If we use underwriters in the sale, the underwriters will either
acquire the securities for their own account and may resell the securities from time to time in one or more transactions at a fixed
public offering price or at varying prices determined at the time of sale, or sell the Shares on a “best efforts, minimum/maximum
basis” when the underwriters agree to do their best to sell the securities to the public. We may offer the securities to
the public through underwriting syndicates represented by managing underwriters or by underwriters without a syndicate. Any public
offering price and any discounts or concessions allowed or re-allowed or paid to dealers may change from time to time.
If we use a dealer in the sale of the securities being offered
pursuant to this prospectus or any prospectus supplement, the securities will be sold directly to the dealer, as principal. The
dealer may then resell the securities to the public at varying prices to be determined by the dealer at the time of resale.
Shares of our common stock are quoted on the NASDAQ Capital
Market. Unless otherwise specified in the related prospectus supplement, all securities we offer, other than common stock, will
be new issues of securities with no established trading market. Any underwriter may make a market in these securities, but will
not be obligated to do so and may discontinue any market making at any time without notice. We may apply to list any series of
warrants or other securities that we offer on an exchange, but we are not obligated to do so. Therefore, there may not be liquidity
or a trading market for any series of securities.
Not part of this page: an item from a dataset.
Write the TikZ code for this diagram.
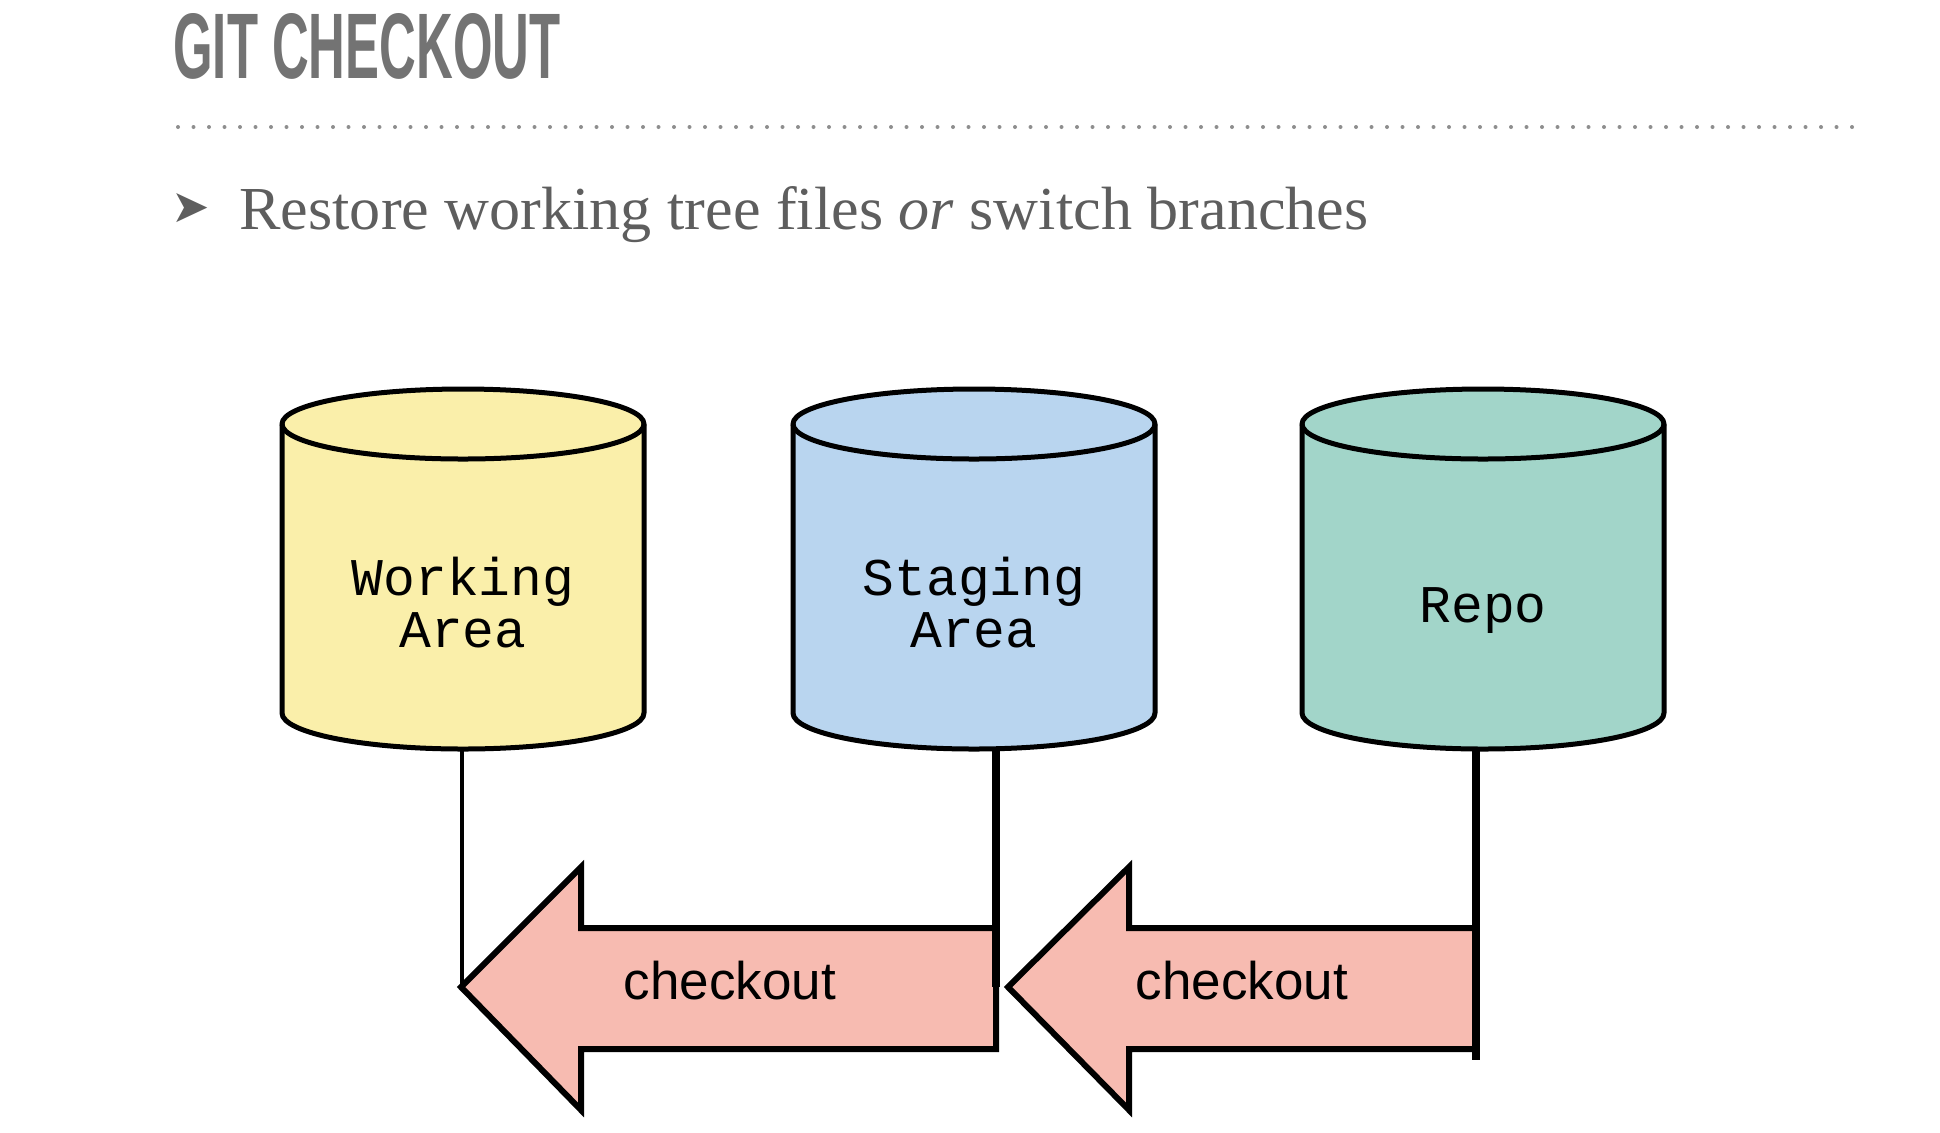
\documentclass[tikz,border=0pt]{standalone}
\usepackage{fontspec}
\setmainfont{Liberation Serif}
\setsansfont{Liberation Sans}
\setmonofont{Liberation Mono}
\newfontfamily\symfont{DejaVu Sans}
\usepackage{graphicx}
\definecolor{titlegray}{HTML}{737373}
\definecolor{dotgray}{HTML}{8E8E8E}
\definecolor{subgray}{HTML}{5E5E5E}
\definecolor{cylyellow}{HTML}{FAEFAA}
\definecolor{cylblue}{HTML}{B9D5EF}
\definecolor{cylgreen}{HTML}{A2D5C9}
\definecolor{arrowpink}{HTML}{F7BBB1}
\begin{document}
\begin{tikzpicture}[x=0.5pt,y=-0.5pt,
  cylbody/.style={line width=2.5pt, draw=black, line join=round},
  cyltext/.style={font=\ttfamily\fontsize{26.5pt}{26pt}\selectfont, align=center, anchor=base, inner sep=0pt},
  arrowshape/.style={line width=3pt, draw=black, fill=arrowpink, line join=miter},
  arrowtext/.style={font=\sffamily\fontsize{26.5pt}{30pt}\selectfont, anchor=base, inner sep=0pt},
  thinlink/.style={line width=2pt, draw=black},
  thicklink/.style={line width=4pt, draw=black}]
\fill[white] (0,0) rectangle (1940,1132);
\useasboundingbox (0,0) rectangle (1940,1132);

% title
\node[anchor=south west, inner sep=0pt, text=titlegray, font=\sffamily\bfseries] (title) at (173,80)
  {\resizebox{193.5pt}{32.5pt}{GIT CHECKOUT}};
% dotted rule
\coordinate (ruleA) at (178,127);
\coordinate (ruleB) at (1856,127);
\draw[dotgray, line width=2pt, line cap=round, dash pattern=on 0pt off 7.75pt] (ruleA) -- (ruleB);
% bullet and subtitle
\node[anchor=base west, inner sep=0pt, text=subgray, font=\symfont\fontsize{23pt}{24pt}\selectfont] (bullet) at (171,222) {➤};
\node[anchor=base west, inner sep=0pt, text=subgray] (subtitle) at (239,229)
  {\resizebox{564.5pt}{21.5pt}{Restore working tree files \textit{or} switch branches}};

% cylinders
\filldraw[cylbody, fill=cylyellow] (282,424) -- (282,713) arc[start angle=180,end angle=0,x radius=181,y radius=36]
  -- (644,424) arc[start angle=0,end angle=-180,x radius=181,y radius=35] -- cycle;
\draw[cylbody] (282,424) arc[start angle=180,end angle=0,x radius=181,y radius=35];
\filldraw[cylbody, fill=cylblue] (793,424) -- (793,713) arc[start angle=180,end angle=0,x radius=181,y radius=36]
  -- (1155,424) arc[start angle=0,end angle=-180,x radius=181,y radius=35] -- cycle;
\draw[cylbody] (793,424) arc[start angle=180,end angle=0,x radius=181,y radius=35];
\filldraw[cylbody, fill=cylgreen] (1302,424) -- (1302,713) arc[start angle=180,end angle=0,x radius=181,y radius=36]
  -- (1664,424) arc[start angle=0,end angle=-180,x radius=181,y radius=35] -- cycle;
\draw[cylbody] (1302,424) arc[start angle=180,end angle=0,x radius=181,y radius=35];

\node[cyltext] (working) at (463,647) {Working\\Area};
\node[cyltext] (staging) at (974,647) {Staging\\Area};
\node[cyltext] (repo) at (1483,622) {Repo};

\coordinate (wbot) at (462,749);
\coordinate (sbot) at (996,749);
\coordinate (rbot) at (1476,749);

% arrows
\coordinate (a1tip) at (461,987);
\coordinate (a1end) at (996,987);
\filldraw[arrowshape] (a1tip) -- (581,867) -- (581,928) -- (996,928) -- (996,1049) -- (581,1049) -- (581,1110) -- cycle;
\node[arrowtext] (co1) at (730,999) {checkout};
\coordinate (a2tip) at (1008,987);
\coordinate (rend) at (1476,1060);
\filldraw[arrowshape] (a2tip) -- (1129,867) -- (1129,928) -- (1476,928) -- (1476,1049) -- (1129,1049) -- (1129,1110) -- cycle;
\node[arrowtext] (co2) at (1242,999) {checkout};

% links
\draw[thinlink] (wbot) -- (wbot |- a1tip);
\draw[thicklink] (sbot) -- (a1end);
\draw[thicklink] (rbot) -- (rend);
\end{tikzpicture}
\end{document}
We may sell the securities directly or through agents we designate
from time to time. We will name any agent involved in the offering and sale of securities and we will describe any commissions
we may pay the agent in the applicable prospectus supplement.
We may authorize agents or underwriters to solicit offers by
institutional investors to purchase securities from us at the public offering price set forth in the prospectus supplement pursuant
to delayed delivery contracts providing for payment and delivery on a specified date in the future. We will describe the conditions
to these contracts and the commissions we must pay for solicitation of these contracts in the applicable prospectus supplement.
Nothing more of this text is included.